Why: Our Academic Philosophy
Middle school is a time of immense potential, when students have the opportunity to discover their gifts, develop social and emotional intelligence, evolve intellectually and physically, and form an authentic sense of self. To tap into this potential, we believe the academic program must be based in developmental science – understanding what middle schoolers are ready for psychologically and neurologically – then working with those motivations.
This developmental approach points to three core motivators for middle school students. Students at this age engage with learning when it is personal – teaching them about themselves, challenging them where they are – social – offering interaction with peers and building social intelligence – and relevant – connected to real-life problems and applications where the value of their work is clear. When learning is presented in this way, middle school students are ready for advanced academic study, and will often surprise adults with their depth of engagement in projects, seminars, and other courses.
What does this look like in practice?
Imagine a project where students address a real-life issue: the historic drought in California. They could explore what this means in terms of their own lifestyle and preferences – how much water do they use, how much do they really need? A team of students designs a project to investigate why California uses so much water, the science of the drought, and the way it affects people differently. This group of students interviews Bay Area farmers one day, and adults in downtown San Francisco the next, learning how to connect with adults from many backgrounds, asking them about their experience of the drought. They then craft science-based recommendations for how to reduce water usage, and draft letters explaining them in ways that each group will find compelling.
In forming our curriculum, we believe in three pillars of progressive education: academics that are interdisciplinary, emergent, and focused on deeper learning.
At the heart of our curriculum is a commitment to interdisciplinary learning. Traditional academics often creates “silos” in which students experience content in a way that does not reflect reality: math only in this period, communication skills only in this period, etc. At Millennium, our measure of academic success is not only an excellent set of skills and content knowledge, but the ability to apply those skills in complex, real-world situations. To do that, learning must be interdisciplinary. A project might focus on earthquakes, for example – students read stories of real-life experiences in earthquakes, developing empathy and insight, and then use their math and science skills to design seismically resilient buildings.
The more “choice and voice” students have in their projects, the greater their motivation and engagement. During middle school in particular, if learning is overly controlled by a detailed, purely adult-set agenda, many students will disengage and lose their intellectual curiosity and inner motivation to learn. Instead, we believe in the principle of emergent learning, in which our faculty watch closely for emerging interests from students, designing projects and courses as much as possible around these interests, and providing ample opportunity for students to propose projects. This work depends on real mastery in teaching, as faculty balance meeting our academic goals while offering learning pathways that draw upon students’ personal interests.

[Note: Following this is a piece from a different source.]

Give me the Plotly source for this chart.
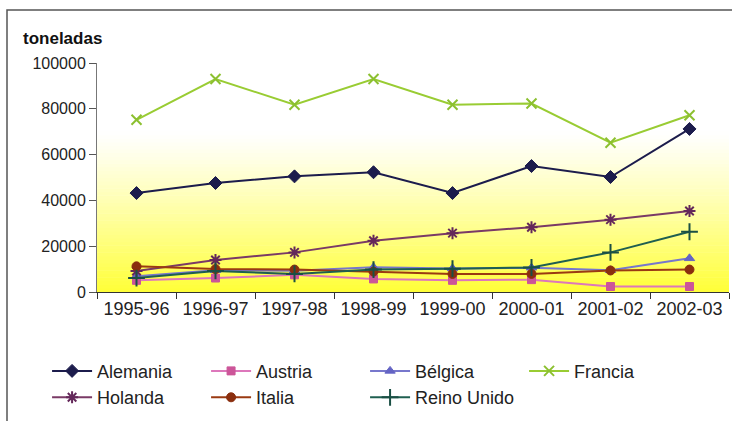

Deeper Learning refers to the skills, habits of mind, and development of multiple types of intelligence – social, emotional, creative, and others – which together form our capacity to learn, grow, and succeed in the world. This includes areas ranging from mindfulness and social-emotional intelligence to concentration skills and time management. These skills and capacities are the most important learning we can offer our students, and correlate far more with long-term success and happiness in life than traditional academic content knowledge alone.